## What you should do
Select every line containing the word "this" from the material, and copy those lines.

## Data for processing

☆ ☆ ☆ ☆

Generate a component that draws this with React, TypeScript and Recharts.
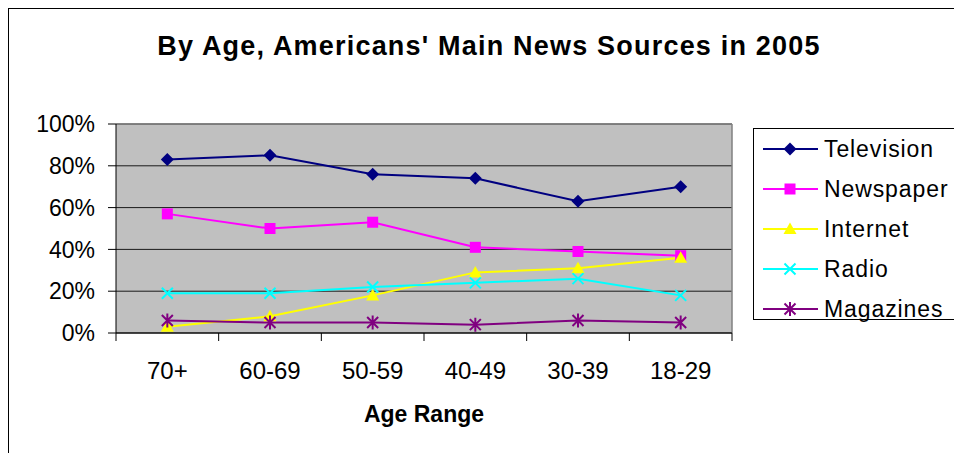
import { LineChart, Line, XAxis, YAxis, CartesianGrid, ReferenceLine } from "recharts";

const ageRanges = ["70+", "60-69", "50-59", "40-49", "30-39", "18-29"];
const television = [83, 85, 76, 74, 63, 70];
const newspaper = [57, 50, 53, 41, 39, 37];
const internet = [3, 8, 18, 29, 31, 36];
const radio = [19, 19, 22, 24, 26, 18];
const magazines = [6, 5, 5, 4, 6, 5];
const yTicks = [0, 20, 40, 60, 80, 100];

const FONT = "'Liberation Sans', Arial, sans-serif";

type DotProps = { cx?: number; cy?: number; color: string };

// Excel-ish marker shapes
function Marker({ cx = 0, cy = 0, color, shape }: DotProps & { shape: string }) {
  if (shape === "diamond")
    return <path d={`M${cx},${cy - 6.5}L${cx + 6.5},${cy}L${cx},${cy + 6.5}L${cx - 6.5},${cy}Z`} fill={color} />;
  if (shape === "square") return <rect x={cx - 5.5} y={cy - 5.5} width={11} height={11} fill={color} />;
  if (shape === "triangle")
    return <path d={`M${cx},${cy - 6.5}L${cx + 6.5},${cy + 5}L${cx - 6.5},${cy + 5}Z`} fill={color} />;
  if (shape === "x")
    return (
      <path d={`M${cx - 5.5},${cy - 5.5}L${cx + 5.5},${cy + 5.5}M${cx + 5.5},${cy - 5.5}L${cx - 5.5},${cy + 5.5}`} stroke={color} strokeWidth={2} />
    );
  return (
    <path
      d={`M${cx - 5.5},${cy - 5.5}L${cx + 5.5},${cy + 5.5}M${cx + 5.5},${cy - 5.5}L${cx - 5.5},${cy + 5.5}M${cx},${cy - 7}L${cx},${cy + 7}`}
      stroke={color}
      strokeWidth={2}
    />
  );
}

const series = [
  { key: "television", name: "Television", values: television, color: "#000080", shape: "diamond" },
  { key: "newspaper", name: "Newspaper", values: newspaper, color: "#FF00FF", shape: "square" },
  { key: "internet", name: "Internet", values: internet, color: "#FFFF00", shape: "triangle" },
  { key: "radio", name: "Radio", values: radio, color: "#00FFFF", shape: "x" },
  { key: "magazines", name: "Magazines", values: magazines, color: "#800080", shape: "asterisk" },
];

// categories sit between the tick marks, like Excel does it
const data = ageRanges.map((age, i) => {
  const row: Record<string, number | string> = { age, x: i + 0.5 };
  series.forEach((s) => (row[s.key] = s.values[i]));
  return row;
});
const xTicks = [0, 0.5, 1, 1.5, 2, 2.5, 3, 3.5, 4, 4.5, 5, 5.5, 6];

function AgeTick(props: any) {
  const { x, y, payload } = props;
  const v = payload.value as number;
  if (Number.isInteger(v)) return <line x1={x} x2={x} y1={y} y2={y + 8} stroke="#000" />;
  return (
    <text x={x} y={y + 46} textAnchor="middle" fill="#000" fontSize={24} fontFamily={FONT}>
      {ageRanges[Math.floor(v)]}
    </text>
  );
}

function LegendBox() {
  return (
    <div
      style={{
        position: "absolute",
        left: 744,
        top: 119,
        width: 240,
        height: 192,
        boxSizing: "border-box",
        border: "1px solid #000",
        background: "#fff",
        fontFamily: FONT,
        fontSize: 23,
        letterSpacing: 0.9,
      }}
    >
      {series.map((s) => (
        <div key={s.key} style={{ height: 40, display: "flex", alignItems: "center" }}>
          <svg width={70} height={20} style={{ display: "block", flex: "none" }}>
            <line x1={9} x2={64} y1={10} y2={10} stroke={s.color} strokeWidth={2} />
            <Marker cx={36} cy={10} color={s.color} shape={s.shape} />
          </svg>
          <span style={{ color: "#000", whiteSpace: "nowrap" }}>{s.name}</span>
        </div>
      ))}
    </div>
  );
}

export default function App() {
  return (
    <div
      style={{
        position: "fixed",
        left: 8,
        top: 8,
        width: 945,
        height: 444,
        borderLeft: "1px solid #000",
        borderTop: "1px solid #000",
        overflow: "hidden",
        background: "#fff",
      }}
    >
      <div
        style={{
          position: "absolute",
          left: 130,
          top: 21,
          width: 700,
          textAlign: "center",
          fontFamily: FONT,
          fontWeight: "bold",
          fontSize: 27,
          letterSpacing: 1.2,
          lineHeight: "32px",
          color: "#000",
          whiteSpace: "nowrap",
        }}
      >
        By Age, Americans' Main News Sources in 2005
      </div>
      <LineChart width={945} height={444} data={data} margin={{ top: 115, right: 222, bottom: 0, left: 0 }}>
        <CartesianGrid vertical={false} fill="#C0C0C0" stroke="#1a1a1a" fillOpacity={1} />
        <XAxis
          dataKey="x"
          type="number"
          domain={[0, 6]}
          ticks={xTicks}
          interval={0}
          height={120}
          tickLine={false}
          tickSize={0}
          tickMargin={0}
          axisLine={{ stroke: "#000" }}
          tick={<AgeTick />}
          label={{
            value: "Age Range",
            position: "insideBottom",
            offset: 31,
            fill: "#000",
            fontSize: 23,
            fontWeight: "bold",
            fontFamily: FONT,
          }}
        />
        <YAxis
          type="number"
          domain={[0, 100]}
          ticks={yTicks}
          width={107}
          tickSize={8}
          tickMargin={13}
          axisLine={{ stroke: "#000" }}
          tickLine={{ stroke: "#000" }}
          tickFormatter={(v: number) => `${v}%`}
          tick={{ fill: "#000", fontSize: 23, fontFamily: FONT }}
        />
        <ReferenceLine y={100} stroke="#808080" strokeWidth={1.5} />
        <ReferenceLine x={6} stroke="#808080" strokeWidth={1.5} />
        {series.map((s) => (
          <Line
            key={s.key}
            dataKey={s.key}
            name={s.name}
            stroke={s.color}
            strokeWidth={2}
            isAnimationActive={false}
            dot={(p: any) => <Marker key={`${s.key}-${p.index}`} cx={p.cx} cy={p.cy} color={s.color} shape={s.shape} />}
            activeDot={false}
          />
        ))}
      </LineChart>
      <LegendBox />
    </div>
  );
}
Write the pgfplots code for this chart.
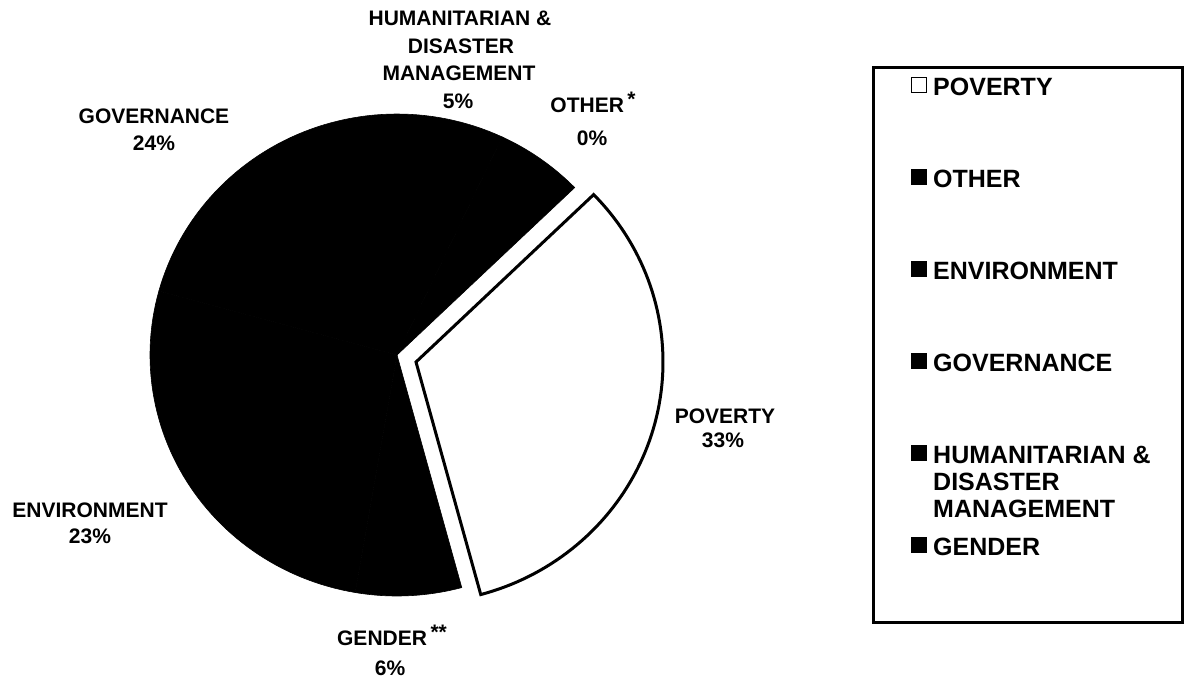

☆ ☆ ☆ ☆

## Result of the task
Generate a component that draws this with React, TypeScript and Recharts.
Write the pgfplots code for this chart.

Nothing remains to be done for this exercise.